September 27th, 2019
Mm 2375.1 to mm 2410.9
Distance in miles: 35.7
Dogs bark and trucks rumble down the nearby highway all night long. I should have put my earplugs in but I sleep ok, anyways. It’s an awful campsite but I would have paid $20 to tent right next to the highway if I stayed in town at the RV park. All the hotels looked a bit run-down and with a few creepy guys sitting outside their rooms, staring at me. No, I was better off escaping into the darkness outside of town.
I wake at 4 am, no longer able to ignore the dog’s incessant barking. Seriously, how can a dog enjoy barking for hours? Don’t they ever run out of breath? Why would the owners put up with that? Maybe everyone is too high on meth to care…ok, maybe that’s a little harsh but this place has that feel to it. I start packing early, eager to just put miles between me and “civilization.”
I stumble down the hill from my hiding place and begin walking the road, all in the pitch dark. About 10 cars drive by as I walk the remaining mile before the turn-off onto a dirt road. I have my headlamp on but I’m still not very visible, or expected, so I get off the shoulder into the bushes each time a car goes by. I pass a blinking fixture… it’s like one of those holiday ornaments you see on lawns except that it’s in the outline of 2 crosses and a ghostly figure. It’s a modern twist on the classic roadside memorial, marking where someone died in a crash. It must be battery-powered and it’s creepy AF! Man, do I want to be away from this place.
I am so relieved to get to the dirt road. This is where I should have camped. It starts to get light and after a short time, the road turns into a singletrack trail. Now I feel completely at peace. I hear elk calling and birds singing. The serenity of the desert wilderness is back.
The trail climbs gradually to follow the rim of a canyon and this becomes the pattern for the day. I weave in and out, up and down these canyon lands. Sometimes I’m on top of an expansive rim, looking far out towards all the surrounding mountains. Sometimes I’m following along the base of the walls. It’s a magical place, full of multi-colored rock, pinnacles, caves, and walls.
Much of the time I’m walking directly on slickrock sandstone. The trail is marked very well with cairns every 30 feet, so I find it easy to follow along. There are even steps built into the rock in the steeper sections. I wonder about who built it and how long ago, wishing I could thank them. I find the route incredibly imaginative, weaving an enchanted path through this maze of rock.
I collect water at a spring mid-morning. It flows from a sandstone cavern. What an incredible place. Just after, I find a baby snake stretched across the trail. I think it’s a bullsnake and definitely harmless. Still, it’s a gentle reminder to be on the lookout for rattlesnakes (I don’t see or hear a single one through this stretch, though I’m sure they’re all around).

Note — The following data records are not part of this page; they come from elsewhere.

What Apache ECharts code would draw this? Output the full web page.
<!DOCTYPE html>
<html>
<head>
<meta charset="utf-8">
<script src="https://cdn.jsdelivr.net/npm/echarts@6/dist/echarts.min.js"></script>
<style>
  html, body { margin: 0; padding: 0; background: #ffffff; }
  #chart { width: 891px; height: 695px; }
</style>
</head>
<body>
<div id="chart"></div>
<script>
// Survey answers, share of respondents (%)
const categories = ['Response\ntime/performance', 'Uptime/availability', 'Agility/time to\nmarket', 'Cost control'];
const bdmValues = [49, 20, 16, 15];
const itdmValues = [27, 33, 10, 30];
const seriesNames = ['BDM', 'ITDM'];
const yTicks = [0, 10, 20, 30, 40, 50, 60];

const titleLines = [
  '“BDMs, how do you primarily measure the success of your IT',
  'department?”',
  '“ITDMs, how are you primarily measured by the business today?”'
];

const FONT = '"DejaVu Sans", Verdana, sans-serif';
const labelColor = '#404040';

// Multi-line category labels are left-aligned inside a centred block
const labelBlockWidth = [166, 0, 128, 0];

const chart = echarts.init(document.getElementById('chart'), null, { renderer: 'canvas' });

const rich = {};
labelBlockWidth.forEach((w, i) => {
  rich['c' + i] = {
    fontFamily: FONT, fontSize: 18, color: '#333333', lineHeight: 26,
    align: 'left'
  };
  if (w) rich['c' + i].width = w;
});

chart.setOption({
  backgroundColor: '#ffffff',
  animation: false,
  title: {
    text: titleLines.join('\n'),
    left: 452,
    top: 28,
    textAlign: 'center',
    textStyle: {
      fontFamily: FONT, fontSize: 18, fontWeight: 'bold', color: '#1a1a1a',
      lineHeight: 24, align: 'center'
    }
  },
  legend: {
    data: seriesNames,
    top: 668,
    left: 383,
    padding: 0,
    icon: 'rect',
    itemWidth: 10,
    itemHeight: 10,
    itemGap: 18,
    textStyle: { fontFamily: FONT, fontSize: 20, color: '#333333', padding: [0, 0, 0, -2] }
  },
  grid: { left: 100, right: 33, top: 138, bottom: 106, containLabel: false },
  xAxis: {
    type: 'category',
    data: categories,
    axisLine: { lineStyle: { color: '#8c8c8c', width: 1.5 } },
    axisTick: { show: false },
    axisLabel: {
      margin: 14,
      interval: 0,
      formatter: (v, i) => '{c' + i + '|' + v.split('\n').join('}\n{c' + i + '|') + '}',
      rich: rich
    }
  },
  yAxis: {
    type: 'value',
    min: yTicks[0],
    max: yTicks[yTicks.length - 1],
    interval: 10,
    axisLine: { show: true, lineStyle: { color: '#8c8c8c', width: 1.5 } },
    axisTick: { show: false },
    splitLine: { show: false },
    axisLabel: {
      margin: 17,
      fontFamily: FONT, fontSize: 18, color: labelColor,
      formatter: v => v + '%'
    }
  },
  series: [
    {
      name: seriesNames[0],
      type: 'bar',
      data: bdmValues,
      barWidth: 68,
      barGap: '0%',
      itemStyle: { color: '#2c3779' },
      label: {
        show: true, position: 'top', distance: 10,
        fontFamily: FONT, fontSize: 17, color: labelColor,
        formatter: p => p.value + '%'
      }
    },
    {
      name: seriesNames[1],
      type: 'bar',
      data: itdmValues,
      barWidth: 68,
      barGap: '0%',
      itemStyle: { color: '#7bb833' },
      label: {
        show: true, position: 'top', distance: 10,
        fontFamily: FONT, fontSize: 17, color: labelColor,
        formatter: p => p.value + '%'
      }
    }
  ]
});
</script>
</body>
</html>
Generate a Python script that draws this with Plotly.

I pass 3 dayhikers around noon. Otherwise I don’t see anyone else all day. The afternoon gets a bit toasty but I’m so entertained by the trail, I don’t care. Around 3 pm, I come to the Trujillo Family water cache. They have been stocking the cache for about 5 years and are very passionate about it…they even have a Cache Facebook page. I collect about 3.5 liters and sign the registry. The last person to sign in was Diesel, a Dutch hiker that is completing the CDT over 2 seasons. She is hiking CO and NM this year. She was at the cache on the 24th, 3 days ahead of me. I wish that I could catch up to her so that I could thank her in person for all the helpful water comments she leaves in guthooks. Vortex was through on the 21st, so considering that he started 4 days ahead of me at the Canadian border, I have done a good job in keeping up with him.
At the start of the day, I wondered if I might be able to walk 40 miles. But the terrain has not been a cake-walk, with many short and steep up-downs all day. It’s especially rough once I add all the weight of the water. I settle on walking around 35 miles, finding a nice dry camp among some trees and in the sand. I have plenty of daylight to settle in and do some camp chores. The night is so warm that I just sit and watch the stars for awhile. I love this setting so much. I’m a desert rat, I realize. I am made for these circumstances. I practically belong out here. Or at least that’s what I tell myself as I succumb to a peaceful sleep.